Soon enough, Wang Mi was caught in a stalemate with an enemy general named Liu Rui. Shi Le was fighting Chen Wu at the time but Zhang Bin told him to leave Chen and aid Wang Mi in order to win his trust. Shi Le agreed and helped Wang Mi overcome Liu Rui. Wang Mi was grateful for his assistance and no longer suspected him. After their victory, Shi Le invited Wang Mi over to a feast in Jiwu County (present-day Ningling County, Henan). Wang Mi complied despite Zhang Song's advising him not to. When Wang Mi became drunk at the feast, Shi Le personally beheaded him and absorbed his army.

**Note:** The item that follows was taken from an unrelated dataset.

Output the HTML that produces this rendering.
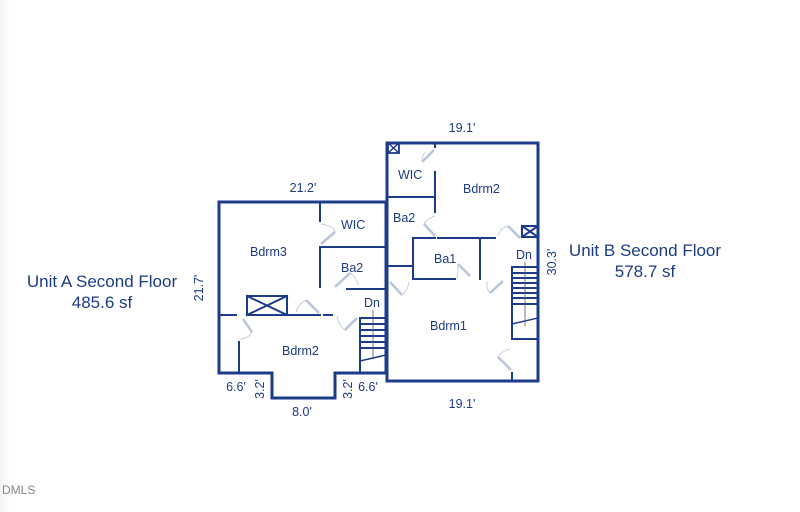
<!DOCTYPE html>
<html><head><meta charset="utf-8"><style>
html,body{margin:0;padding:0;background:#fff;}
svg{display:block;}
text{font-family:"Liberation Sans",Arial,sans-serif;fill:#1c3b82;}
</style></head><body>
<svg width="800" height="512" viewBox="0 0 800 512" xmlns="http://www.w3.org/2000/svg">
<defs><linearGradient id="g" x1="0" x2="1" y1="0" y2="0"><stop offset="0" stop-color="#f3f3f3"/><stop offset="1" stop-color="#fff"/></linearGradient></defs>
<rect width="800" height="512" fill="#fff"/>
<rect x="0" y="0" width="10" height="512" fill="url(#g)"/>
<g stroke="#1c3b8a" fill="none" stroke-linecap="square">
<path d="M219 202 H386 V373 H335 V398 H272 V373 H219 Z" stroke-width="3"/>
<path d="M387 143 H538 V381 H387 Z" stroke-width="3"/>
<g stroke-width="2">
<line x1="320" y1="202" x2="320" y2="221"/>
<line x1="320" y1="249" x2="320" y2="287"/>
<line x1="320" y1="247" x2="386" y2="247"/>
<line x1="347" y1="289" x2="386" y2="289"/>
<line x1="219" y1="315" x2="236" y2="315"/>
<line x1="247" y1="315" x2="320" y2="315"/>
<line x1="324" y1="315" x2="332" y2="315"/>
<line x1="239" y1="342" x2="239" y2="373"/>
<rect x="247" y="296" width="40" height="19"/>
<line x1="247" y1="296" x2="287" y2="315"/><line x1="287" y1="296" x2="247" y2="315"/>
<line x1="360" y1="318" x2="360" y2="373"/>
<line x1="360" y1="318" x2="386" y2="318"/>
<line x1="360" y1="324" x2="386" y2="324"/>
<line x1="360" y1="330" x2="386" y2="330"/>
<line x1="360" y1="336" x2="386" y2="336"/>
<line x1="360" y1="342" x2="386" y2="342"/>
<line x1="360" y1="348" x2="386" y2="348"/>
<line x1="360" y1="361" x2="386" y2="355" stroke-width="1.5"/>
</g>
<line x1="373" y1="310" x2="373" y2="359" stroke-width="0.8" stroke="#555"/>
<g stroke-width="2">
<line x1="435" y1="143" x2="435" y2="147"/>
<line x1="435" y1="172" x2="435" y2="212"/>
<line x1="387" y1="197" x2="435" y2="197"/>
<line x1="387" y1="266" x2="413" y2="266"/>
<line x1="413" y1="238" x2="435" y2="238"/>
<line x1="438" y1="238" x2="480" y2="238"/>
<line x1="480" y1="238" x2="495" y2="238"/>
<line x1="413" y1="238" x2="413" y2="279"/>
<line x1="480" y1="238" x2="480" y2="279"/>
<line x1="413" y1="279" x2="455" y2="279"/>
<rect x="522" y="226" width="16" height="11"/>
<line x1="522" y1="226" x2="538" y2="237"/><line x1="538" y1="226" x2="522" y2="237"/>
<rect x="388" y="143" width="11" height="10" stroke-width="1.8"/>
<line x1="388" y1="143" x2="399" y2="153" stroke-width="1.5"/><line x1="399" y1="143" x2="388" y2="153" stroke-width="1.5"/>
<line x1="512" y1="267" x2="512" y2="339"/>
<line x1="512" y1="339" x2="538" y2="339"/>
<line x1="512" y1="267" x2="538" y2="267"/>
<line x1="512" y1="273" x2="538" y2="273"/>
<line x1="512" y1="278" x2="538" y2="278"/>
<line x1="512" y1="283" x2="538" y2="283"/>
<line x1="512" y1="288" x2="538" y2="288"/>
<line x1="512" y1="293" x2="538" y2="293"/>
<line x1="512" y1="298" x2="538" y2="298"/>
<line x1="512" y1="304" x2="538" y2="304"/>
<line x1="512" y1="324" x2="538" y2="318" stroke-width="1.5"/>
<line x1="512" y1="373" x2="512" y2="381"/>
</g>
<line x1="525" y1="262" x2="525" y2="326" stroke-width="0.8" stroke="#555"/>
</g>
<g stroke="#b8c4d8" stroke-width="2.5" fill="none">
<line x1="321" y1="244" x2="335" y2="232"/><path d="M321 224 Q335 226 335 232" stroke-width="0.8"/>
<line x1="335" y1="287" x2="350" y2="273"/><path d="M350 273 Q357 278 358 285" stroke-width="0.8"/>
<line x1="306" y1="300" x2="319" y2="313"/><path d="M306 300 Q298 304 296 312" stroke-width="0.8"/>
<line x1="345" y1="330" x2="357" y2="318"/><path d="M345 330 Q338 325 337 316" stroke-width="0.8"/>
<line x1="243" y1="319" x2="252" y2="332"/><path d="M252 332 Q248 339 240 339" stroke-width="0.8"/>
<line x1="422" y1="162" x2="434" y2="150"/><path d="M422 162 Q422 155 425 152" stroke-width="0.8"/>
<line x1="424" y1="224" x2="435" y2="236"/><path d="M424 224 Q428 218 435 216" stroke-width="0.8"/>
<line x1="458" y1="264" x2="470" y2="276"/><path d="M458 264 Q458 272 457 279" stroke-width="0.8"/>
<line x1="508" y1="226" x2="520" y2="238"/><path d="M508 226 Q500 228 498 236" stroke-width="0.8"/>
<line x1="490" y1="293" x2="503" y2="281"/><path d="M490 293 Q486 289 487 281" stroke-width="0.8"/>
<line x1="390" y1="282" x2="402" y2="295"/><path d="M402 295 Q408 290 409 282" stroke-width="0.8"/>
<line x1="498" y1="357" x2="511" y2="370"/><path d="M498 357 Q502 351 510 349" stroke-width="0.8"/>
</g>
<g font-size="12.5">
<text x="341" y="229">WIC</text>
<text x="250" y="256">Bdrm3</text>
<text x="341" y="272">Ba2</text>
<text x="364" y="307">Dn</text>
<text x="282" y="355">Bdrm2</text>
<text x="398" y="179">WIC</text>
<text x="463" y="193">Bdrm2</text>
<text x="393" y="222">Ba2</text>
<text x="434" y="263">Ba1</text>
<text x="516" y="259">Dn</text>
<text x="430" y="330">Bdrm1</text>
</g>
<g font-size="12.5">
<text x="303" y="192" text-anchor="middle">21.2'</text>
<text x="462" y="132" text-anchor="middle">19.1'</text>
<text x="462" y="408" text-anchor="middle">19.1'</text>
<text x="236" y="391" text-anchor="middle">6.6'</text>
<text x="368" y="391" text-anchor="middle">6.6'</text>
<text x="302" y="416" text-anchor="middle">8.0'</text>
<text transform="translate(264,389) rotate(-90)" text-anchor="middle">3.2'</text>
<text transform="translate(352,389) rotate(-90)" text-anchor="middle">3.2'</text>
<text transform="translate(203,288) rotate(-90)" text-anchor="middle">21.7'</text>
<text transform="translate(556,262) rotate(-90)" text-anchor="middle">30.3'</text>
</g>
<g font-size="17" text-anchor="middle">
<text x="102" y="287">Unit A Second Floor</text>
<text x="102" y="308">485.6 sf</text>
<text x="645" y="256">Unit B Second Floor</text>
<text x="645" y="277">578.7 sf</text>
</g>
<text x="2" y="494" font-size="12" style="fill:#888">DMLS</text>
</svg>
</body></html>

After the death of Wang Mi, Shi Le sent Liu Cong a petition to justify his actions, calling Wang Mi a rebel. Although Liu Cong was very infuriated by Shi Le's actions, he still wanted to ensure his loyalty to the Han, so he gave no punishment to Shi Le and instead rewarded him with positions. Wang Mi's subordinate, Cao Ni, continued to maintain control over Qingzhou, where he would remain until his defeat by Shi Le's nephew, Shi Hu in 323.

== Family ==
It is not known what happened to Wang Mi's family after Cao Ni's defeat. However, a nephew of Wang Mi named Wang Li, was found alive in 356. He, along with Cao Ni's grandson, Cao Yan, were discovered living among the hills by Former Yan's minister, Ju Yin. Yin's father was Ju Peng, a general who had fought against Cao Ni in Donglai before fleeing to the Liaodong Peninsula to serve Murong Hui. In turn, Peng's father was Ju Xian, the Jin general whom Wang Mi had killed in 307. When Ju Yin was commissioned to govern Donglai, Peng urged his son to find Wang Mi and Cao Ni's descendants and befriend them so that they could properly resolve their conflict. Yin did so and the three men became very close friends, so much so that their bond was famous among the people of Donglai at the time.